WHAT THE TASK REQUIRES:
All lines below must be repeated exactly, with the pictures omitted.

--- START SUPPLIED RECORDS ---

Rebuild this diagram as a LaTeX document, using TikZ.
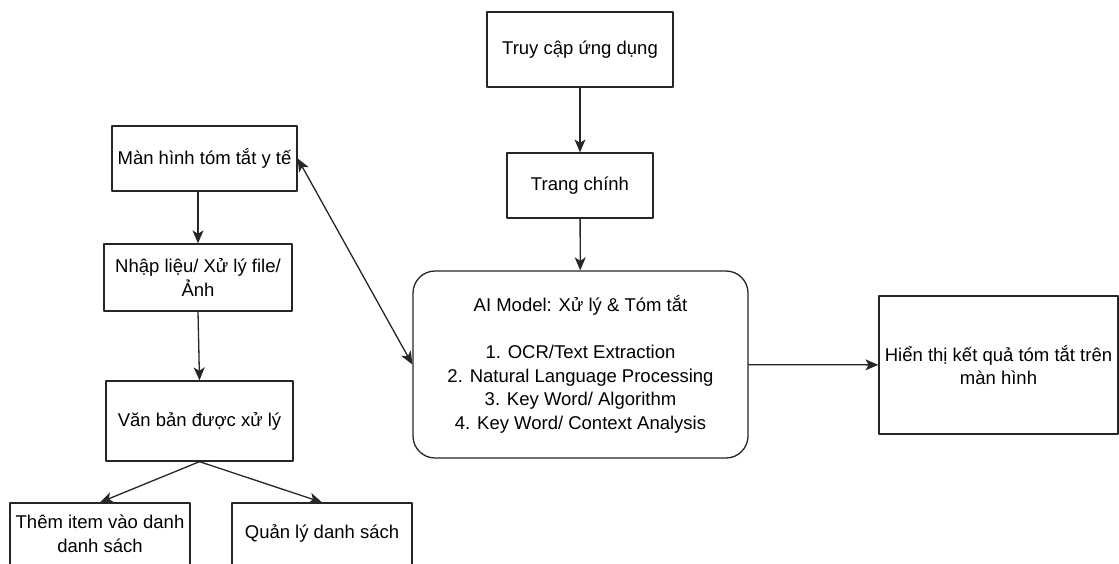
\documentclass[tikz,border=0pt]{standalone}
\usepackage{fontspec}
\setmainfont{Liberation Sans}
\usetikzlibrary{arrows.meta}

\begin{document}
\begin{tikzpicture}[x=1pt, y=-1pt, >={Stealth[length=13pt, width=11pt, inset=3.5pt]},
	line cap=round, line join=round, font=\fontsize{18.5}{23.5}\selectfont,
	box/.style={draw=black!85, line width=1.3pt, align=center, inner sep=2pt},
	roundbox/.style={box, rounded corners=22pt},
	link/.style={->, draw=black!85, line width=1.3pt}]

% page
\fill[white] (0,0) rectangle (1119,563);
\useasboundingbox (0,0) rectangle (1119,563);

%========================
% Middle: main flow
%========================
\node[box, minimum width=186, minimum height=75] (truycap) at (580,49.5) {Truy cập ứng dụng};
\node[box, minimum width=146, minimum height=65] (trangchinh) at (580,185.5) {Trang chính};
\node[roundbox, minimum width=335, minimum height=187] (aimodel) at (580.5,364.5)
	{AI Model: Xử lý \& Tóm tắt\\[23.5pt]
	1. OCR/Text Extraction\\
	2. Natural Language Processing\\
	3. Key Word/ Algorithm\\
	4. Key Word/ Context Analysis};
\node[box, minimum width=239, minimum height=138] (hienthi) at (998.5,365)
	{Hiển thị kết quả tóm tắt trên\\màn hình};

%========================
% Left: medical summary screen
%========================
\node[box, minimum width=185, minimum height=65] (manhinh) at (204.5,158.5) {Màn hình tóm tắt y tế};
\node[box, minimum width=188, minimum height=67] (nhaplieu) at (198,277.5) {Nhập liệu/ Xử lý file/\\Ảnh};
\node[box, minimum width=187, minimum height=80] (vanban) at (199.5,421) {Văn bản được xử lý};
\node[box, minimum width=180, minimum height=62] (themitem) at (100,534) {Thêm item vào danh\\danh sách};
\node[box, minimum width=180, minimum height=62] (quanly) at (322,534) {Quản lý danh sách};

%========================
% Connectors
%========================
\draw[link] (truycap) -- (trangchinh);
\draw[link] (trangchinh) -- (aimodel);
\draw[link] (aimodel) -- (hienthi);
\draw[link, <->] (manhinh.east) -- (aimodel.west);
\draw[link] (nhaplieu.north |- manhinh.south) -- (nhaplieu.north);
\draw[link] (nhaplieu.south) -- (vanban.north);
\draw[link] (vanban.south) -- (themitem.north);
\draw[link] (vanban.south) -- (quanly.north);

\end{tikzpicture}
\end{document}
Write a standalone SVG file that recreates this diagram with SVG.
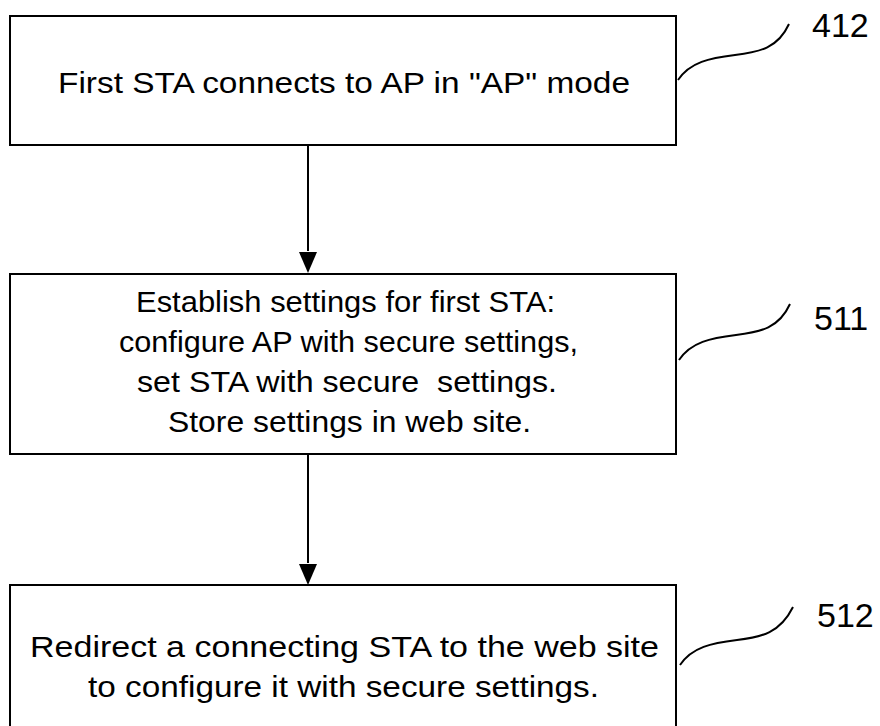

--- END SUPPLIED RECORDS ---

ANSWER TO THIS EXERCISE:
Rebuild this diagram as a LaTeX document, using TikZ.
\documentclass[tikz,border=0pt]{standalone}
\usepackage{fontspec}
\setmainfont{Liberation Sans}
\usetikzlibrary{arrows.meta}

\begin{document}
\begin{tikzpicture}[x=1pt, y=-1pt, >={Stealth[length=13pt, width=11pt, inset=3.5pt]},
	line cap=round, line join=round, font=\fontsize{18.5}{23.5}\selectfont,
	box/.style={draw=black!85, line width=1.3pt, align=center, inner sep=2pt},
	roundbox/.style={box, rounded corners=22pt},
	link/.style={->, draw=black!85, line width=1.3pt}]

% page
\fill[white] (0,0) rectangle (1119,563);
\useasboundingbox (0,0) rectangle (1119,563);

%========================
% Middle: main flow
%========================
\node[box, minimum width=186, minimum height=75] (truycap) at (580,49.5) {Truy cập ứng dụng};
\node[box, minimum width=146, minimum height=65] (trangchinh) at (580,185.5) {Trang chính};
\node[roundbox, minimum width=335, minimum height=187] (aimodel) at (580.5,364.5)
	{AI Model: Xử lý \& Tóm tắt\\[23.5pt]
	1. OCR/Text Extraction\\
	2. Natural Language Processing\\
	3. Key Word/ Algorithm\\
	4. Key Word/ Context Analysis};
\node[box, minimum width=239, minimum height=138] (hienthi) at (998.5,365)
	{Hiển thị kết quả tóm tắt trên\\màn hình};

%========================
% Left: medical summary screen
%========================
\node[box, minimum width=185, minimum height=65] (manhinh) at (204.5,158.5) {Màn hình tóm tắt y tế};
\node[box, minimum width=188, minimum height=67] (nhaplieu) at (198,277.5) {Nhập liệu/ Xử lý file/\\Ảnh};
\node[box, minimum width=187, minimum height=80] (vanban) at (199.5,421) {Văn bản được xử lý};
\node[box, minimum width=180, minimum height=62] (themitem) at (100,534) {Thêm item vào danh\\danh sách};
\node[box, minimum width=180, minimum height=62] (quanly) at (322,534) {Quản lý danh sách};

%========================
% Connectors
%========================
\draw[link] (truycap) -- (trangchinh);
\draw[link] (trangchinh) -- (aimodel);
\draw[link] (aimodel) -- (hienthi);
\draw[link, <->] (manhinh.east) -- (aimodel.west);
\draw[link] (nhaplieu.north |- manhinh.south) -- (nhaplieu.north);
\draw[link] (nhaplieu.south) -- (vanban.north);
\draw[link] (vanban.south) -- (themitem.north);
\draw[link] (vanban.south) -- (quanly.north);

\end{tikzpicture}
\end{document}
Write a standalone SVG file that recreates this diagram with SVG.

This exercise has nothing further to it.